▶ [Objective]:
Copy each line below that includes "this".

▶ [Information supplied]:

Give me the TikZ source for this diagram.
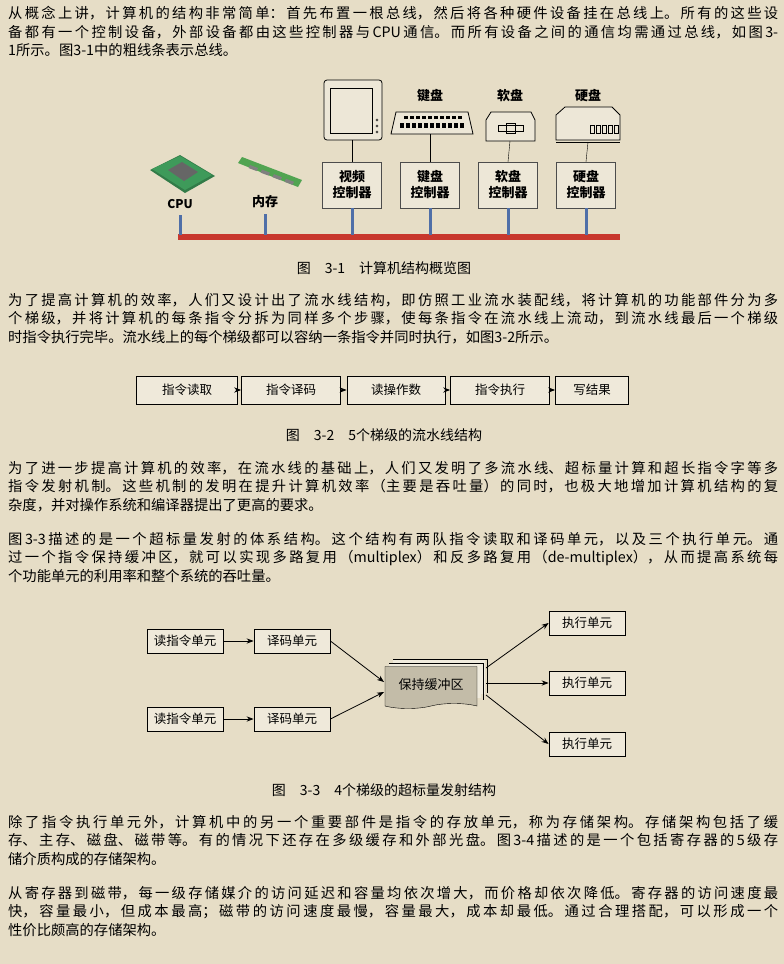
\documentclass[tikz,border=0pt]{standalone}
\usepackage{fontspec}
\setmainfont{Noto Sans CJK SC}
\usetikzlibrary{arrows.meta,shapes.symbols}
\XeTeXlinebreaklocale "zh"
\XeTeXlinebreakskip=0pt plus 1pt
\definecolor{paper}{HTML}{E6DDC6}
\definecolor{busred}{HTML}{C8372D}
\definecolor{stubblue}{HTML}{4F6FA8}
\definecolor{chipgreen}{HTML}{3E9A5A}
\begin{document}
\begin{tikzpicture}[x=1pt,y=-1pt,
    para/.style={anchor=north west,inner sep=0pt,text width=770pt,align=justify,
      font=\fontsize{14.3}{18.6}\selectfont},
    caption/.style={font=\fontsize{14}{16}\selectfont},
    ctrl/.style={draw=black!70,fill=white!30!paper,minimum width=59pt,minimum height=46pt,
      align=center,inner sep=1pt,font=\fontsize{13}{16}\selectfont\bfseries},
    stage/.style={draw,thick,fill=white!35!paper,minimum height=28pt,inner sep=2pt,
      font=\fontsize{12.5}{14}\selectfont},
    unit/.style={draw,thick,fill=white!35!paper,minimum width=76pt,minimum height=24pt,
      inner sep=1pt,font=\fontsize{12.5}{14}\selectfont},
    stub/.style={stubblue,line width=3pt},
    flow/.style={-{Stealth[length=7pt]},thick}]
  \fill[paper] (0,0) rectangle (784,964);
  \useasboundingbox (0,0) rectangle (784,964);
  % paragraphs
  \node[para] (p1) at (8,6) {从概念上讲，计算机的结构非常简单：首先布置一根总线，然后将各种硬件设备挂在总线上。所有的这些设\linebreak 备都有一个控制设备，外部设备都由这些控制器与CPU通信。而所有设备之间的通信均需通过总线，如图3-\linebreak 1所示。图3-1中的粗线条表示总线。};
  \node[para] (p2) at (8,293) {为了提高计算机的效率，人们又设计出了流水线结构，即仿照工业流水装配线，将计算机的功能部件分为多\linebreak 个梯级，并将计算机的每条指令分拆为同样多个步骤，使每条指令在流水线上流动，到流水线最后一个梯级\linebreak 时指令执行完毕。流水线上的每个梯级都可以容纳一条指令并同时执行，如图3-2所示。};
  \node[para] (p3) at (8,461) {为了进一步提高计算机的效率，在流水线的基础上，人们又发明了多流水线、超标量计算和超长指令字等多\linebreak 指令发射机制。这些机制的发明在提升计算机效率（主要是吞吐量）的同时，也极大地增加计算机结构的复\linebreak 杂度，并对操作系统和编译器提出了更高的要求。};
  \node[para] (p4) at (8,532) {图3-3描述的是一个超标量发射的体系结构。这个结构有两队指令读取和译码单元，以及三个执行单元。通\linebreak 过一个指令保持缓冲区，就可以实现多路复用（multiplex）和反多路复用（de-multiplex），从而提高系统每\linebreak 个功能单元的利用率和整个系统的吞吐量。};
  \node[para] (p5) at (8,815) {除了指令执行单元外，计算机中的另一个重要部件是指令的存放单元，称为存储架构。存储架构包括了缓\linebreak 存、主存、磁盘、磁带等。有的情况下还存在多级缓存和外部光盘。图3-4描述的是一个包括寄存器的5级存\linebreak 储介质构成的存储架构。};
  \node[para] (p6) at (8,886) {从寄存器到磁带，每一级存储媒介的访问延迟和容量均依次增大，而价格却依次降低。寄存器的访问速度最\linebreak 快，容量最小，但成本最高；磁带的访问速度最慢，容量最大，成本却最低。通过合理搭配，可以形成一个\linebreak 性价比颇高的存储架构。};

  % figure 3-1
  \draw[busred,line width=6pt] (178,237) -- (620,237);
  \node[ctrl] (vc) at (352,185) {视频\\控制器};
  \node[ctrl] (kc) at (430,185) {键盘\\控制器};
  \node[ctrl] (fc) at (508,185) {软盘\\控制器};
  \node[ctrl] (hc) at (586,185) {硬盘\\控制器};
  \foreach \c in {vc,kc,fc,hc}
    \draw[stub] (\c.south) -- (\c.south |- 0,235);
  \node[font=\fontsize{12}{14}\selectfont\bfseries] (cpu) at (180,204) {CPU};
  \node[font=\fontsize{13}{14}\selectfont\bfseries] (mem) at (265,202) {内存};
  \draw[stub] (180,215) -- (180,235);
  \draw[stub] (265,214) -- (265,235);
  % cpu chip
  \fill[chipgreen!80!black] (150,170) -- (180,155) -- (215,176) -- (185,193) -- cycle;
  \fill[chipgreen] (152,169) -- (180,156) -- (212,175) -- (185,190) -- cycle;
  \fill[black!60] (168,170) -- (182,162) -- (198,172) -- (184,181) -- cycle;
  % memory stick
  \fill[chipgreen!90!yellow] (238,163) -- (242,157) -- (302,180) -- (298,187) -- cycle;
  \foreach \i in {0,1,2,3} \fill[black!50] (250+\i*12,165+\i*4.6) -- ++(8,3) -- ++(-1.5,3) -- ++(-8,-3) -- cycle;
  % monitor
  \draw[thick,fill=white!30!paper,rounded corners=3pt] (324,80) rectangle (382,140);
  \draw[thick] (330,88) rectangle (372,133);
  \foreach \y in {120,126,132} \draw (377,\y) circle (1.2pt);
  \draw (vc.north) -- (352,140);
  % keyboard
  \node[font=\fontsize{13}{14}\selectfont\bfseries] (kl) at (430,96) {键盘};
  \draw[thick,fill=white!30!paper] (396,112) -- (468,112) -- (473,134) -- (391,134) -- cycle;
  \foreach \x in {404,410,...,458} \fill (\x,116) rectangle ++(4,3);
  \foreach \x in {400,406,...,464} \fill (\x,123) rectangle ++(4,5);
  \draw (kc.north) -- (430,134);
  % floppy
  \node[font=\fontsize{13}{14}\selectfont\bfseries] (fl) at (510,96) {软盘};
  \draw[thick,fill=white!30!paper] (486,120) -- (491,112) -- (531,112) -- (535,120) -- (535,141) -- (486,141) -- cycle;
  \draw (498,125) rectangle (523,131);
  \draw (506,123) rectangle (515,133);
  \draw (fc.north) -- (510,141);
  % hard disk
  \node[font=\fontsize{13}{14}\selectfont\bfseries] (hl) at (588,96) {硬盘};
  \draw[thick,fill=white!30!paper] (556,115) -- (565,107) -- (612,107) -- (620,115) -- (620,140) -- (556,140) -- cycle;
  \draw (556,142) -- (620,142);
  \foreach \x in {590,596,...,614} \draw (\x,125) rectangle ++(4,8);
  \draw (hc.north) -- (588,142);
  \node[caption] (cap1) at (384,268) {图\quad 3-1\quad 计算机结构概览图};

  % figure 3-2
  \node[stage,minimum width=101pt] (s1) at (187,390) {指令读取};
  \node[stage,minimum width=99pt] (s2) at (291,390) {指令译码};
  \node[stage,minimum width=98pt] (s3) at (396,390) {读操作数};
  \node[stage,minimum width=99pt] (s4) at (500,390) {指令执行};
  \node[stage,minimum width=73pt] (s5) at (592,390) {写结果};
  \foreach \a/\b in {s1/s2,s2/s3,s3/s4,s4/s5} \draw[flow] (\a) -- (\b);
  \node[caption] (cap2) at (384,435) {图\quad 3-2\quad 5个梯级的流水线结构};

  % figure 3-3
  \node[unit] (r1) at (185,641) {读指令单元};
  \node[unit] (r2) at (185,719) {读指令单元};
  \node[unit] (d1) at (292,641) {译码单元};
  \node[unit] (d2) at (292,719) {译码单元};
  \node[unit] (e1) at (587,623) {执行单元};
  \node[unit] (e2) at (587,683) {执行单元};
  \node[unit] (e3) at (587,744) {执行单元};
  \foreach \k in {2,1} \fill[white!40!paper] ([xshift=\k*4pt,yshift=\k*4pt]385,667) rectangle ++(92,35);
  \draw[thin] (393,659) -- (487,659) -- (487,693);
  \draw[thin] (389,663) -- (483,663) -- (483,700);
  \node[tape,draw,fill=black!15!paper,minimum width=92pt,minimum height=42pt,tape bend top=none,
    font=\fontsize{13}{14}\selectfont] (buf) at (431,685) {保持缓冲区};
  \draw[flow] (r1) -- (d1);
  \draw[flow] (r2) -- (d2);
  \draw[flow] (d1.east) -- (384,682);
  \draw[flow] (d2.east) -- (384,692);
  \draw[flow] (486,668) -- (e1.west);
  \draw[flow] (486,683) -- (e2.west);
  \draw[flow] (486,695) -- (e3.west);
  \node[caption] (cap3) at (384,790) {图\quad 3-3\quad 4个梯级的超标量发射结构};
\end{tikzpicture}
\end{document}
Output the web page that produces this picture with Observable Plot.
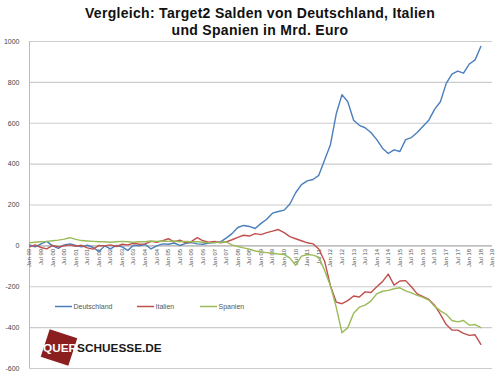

▶ [Worked solution]:
Give me the TikZ source for this diagram.
Output the web page that produces this picture with Observable Plot.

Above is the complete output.